O presidente da ANCEVE corrobora a informação da descida de 5% nos preços, mas considera-a também “manifestamente insuficiente”. Para Paulo Amorim,a situação terá de ser intermediada pelo primeiro ministro, ja que a ministra da Agricultura “não tem a confiança política e institucional do setor”. Sem resposta de António Costa, a ANCEVE vira-se, agora, para a Assembleia da República. Paulo Amorim reuniu esta semana c om o deputado socialista Pedro do Carmo, que preside à Comissão Parlamentar de Agricultura e Pescas e vai enviar um pedido oficial para um reunião com todos os grupos parlamentares.

O objetivo é que seja encontrado um “acordo justo que proteja os interesses” dos pequenos e médios viticultores. “Além dos aumentos e de nos terem imputado taxas de energia e taxas de transpore e de exigirem pagamentos antecipados mesmo aos cumpridores, quando um produtor pede mais garrafas do que o habitual, as empresas invocam o seu histórico anterior para recusar. Assim não se conseguem captar novos clientes. Isto “corta completamente as pernas” a um setor que estava a ter um a performance muito interessante a nível exportador”, garante Paulo Amorim. Recorde-se que as exportações de vinho atingiram um valor recorde de 941 milhões em 2022, mas que já se admite que a meta dos mil milhões para 2023 está “muito comprometida”. Para lá chegar, o setor teria que crescer acima dos 6,2% este ano; nos primeiros dois meses as exportações caíram 2,9%.

Também as cervejas criticam duramente a indústria vidreira. O secretário geral da associação Cervejeiros de Portugal fala igualmente em “aumentos brutais” que têm obrigado a indústria a uma “esforço de contenção enorme” para não prejudicar os consumidores. “Os preços da energia têm baixado de forma consistente nos últimos meses, seria mais lógico que a indústria vidreira ajustasse os seus preços em baixa, até para ter em linha de conta os fortes apoios públicos que recebeu quando houve a subida dos preços da energia”, sublinha Francisco Gírio.

Mais moderada, a Federação das Indústrias Portuguesas AgroAlimentares (FIPA) diz que a pandemia e a guerra deixaram “um rasto de consequências” que vão demorar a desaparecer. Até porque, salienta o presidente, Jorge Henriques, “a estabilização em baixa no mercado spot da energia só se irá refletir na vida das empresas algures no segundo semestre, quando forem feitos novos contratos”.

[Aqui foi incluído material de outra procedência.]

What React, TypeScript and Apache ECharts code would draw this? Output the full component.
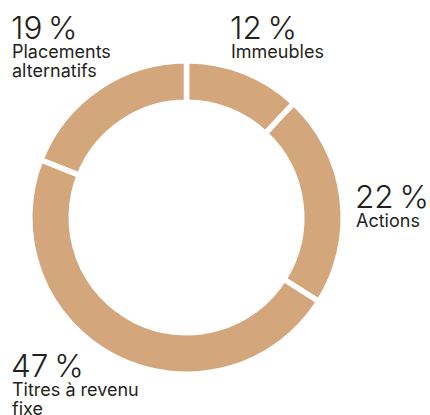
import React, { useEffect, useRef } from "react";
import * as echarts from "echarts";

const categories = ["Immeubles", "Actions", "Titres à revenu\nfixe", "Placements\nalternatifs"];
const values = [12, 22, 47, 19];
const labelAnchors: [number, number][] = [
  [230, 11],
  [355, 180],
  [11, 349],
  [11, 11],
];

const RING = "#d4a67c";
const INK = "#231f20";
const FONT = "Inter, 'Liberation Sans', Arial, sans-serif";

export default function App() {
  const ref = useRef<HTMLDivElement>(null);
  useEffect(() => {
    document.body.style.margin = "0";
    if (!ref.current) return;
    const chart = echarts.init(ref.current, null, { renderer: "svg" });
    const graphics = values.map((v, i) => {
      const [x, y] = labelAnchors[i];
      const lines = categories[i].split("\n").map((l) => `{t|${l}}`).join("\n");
      return {
        type: "text",
        left: x,
        top: y,
        style: {
          text: `{n|${v}\u2009%}\n${lines}`,
          fill: INK,
          rich: {
            n: {
              fontFamily: FONT,
              fontWeight: 300,
              fontSize: 31.5,
              lineHeight: 30,
              fill: INK,
            },
            t: {
              fontFamily: FONT,
              fontWeight: 400,
              fontSize: 18,
              lineHeight: 19,
              fill: INK,
              padding: [0, 0, 0, 1],
            },
          },
        },
      };
    });
    chart.setOption({
      animation: false,
      series: [
        {
          type: "pie",
          center: [186.5, 217.5],
          radius: [115.25, 156.75],
          startAngle: 90,
          clockwise: true,
          label: { show: false },
          labelLine: { show: false },
          emphasis: { disabled: true },
          itemStyle: { color: RING, borderColor: "#ffffff", borderWidth: 5.5 },
          data: values.map((v, i) => ({ name: categories[i], value: v })),
        },
      ],
      graphic: graphics,
    });
    return () => chart.dispose();
  }, []);
  return <div ref={ref} style={{ width: 430, height: 415 }} />;
}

Mesmo assim, não falta quem, em surdina, fale em situações de concertação e ameace com queixas à Autoridade da Concorrência, dado que o setor vidreiro é hoje constituído, na Península Ibérica, por três empresas apenas, mas com seis fábricas e 16 fornos, que produzem 16 milhões de garrafas, frascos e boiões ao dia.

A Associação dos Industriais de Vidro de Embalagem justifica a incapacidade de fornecer dados estatísticos do setor “que não firam as regras da Concorrência” precisamente com o facto de haver apenas três players no mercado. A secretária-geral da associação, lembra que, com a pandemia, se assistiu a um “boom do crescimento da procura de vidro para embalar” alimentos e bebidas, situação agravada pela guerra, que obrigou a “refletirem nos clientes os exagerados custos energéticos” com que se viram confrontadas.

Beatriz Freitas lembra que este é um setor com especificidades muito próprias, já que um forno de vidro labora 24 sobre 24 horas, 365 dias por ano. “Ao contrário de outros setores, que produzem à medida encomendas dos clientes, uma vidreira está muitas vezes a produzir para stocks. Com a pandemia, e a guerra, as empresas estes desapareceram por completo e o mercado teve que ser abastecido com a produção do imediato”, explica.

E acrescenta: “Agora, as empresas já estão outra vez a produzir para stocks, pelo que a falta de garrafas tem tendência a estabilizar”.

E os preços também. “A normalização em termos de energia vai também acabar por ser refletida nos preços. Quanto tempo vai demorar não sei, até porque cada um dos nossos associados adequa as suas necessidades de acréscimo de produção ao relacionamento comercial que tem com os seus clientes e à estratégia que tem estabelecida”, sublinha.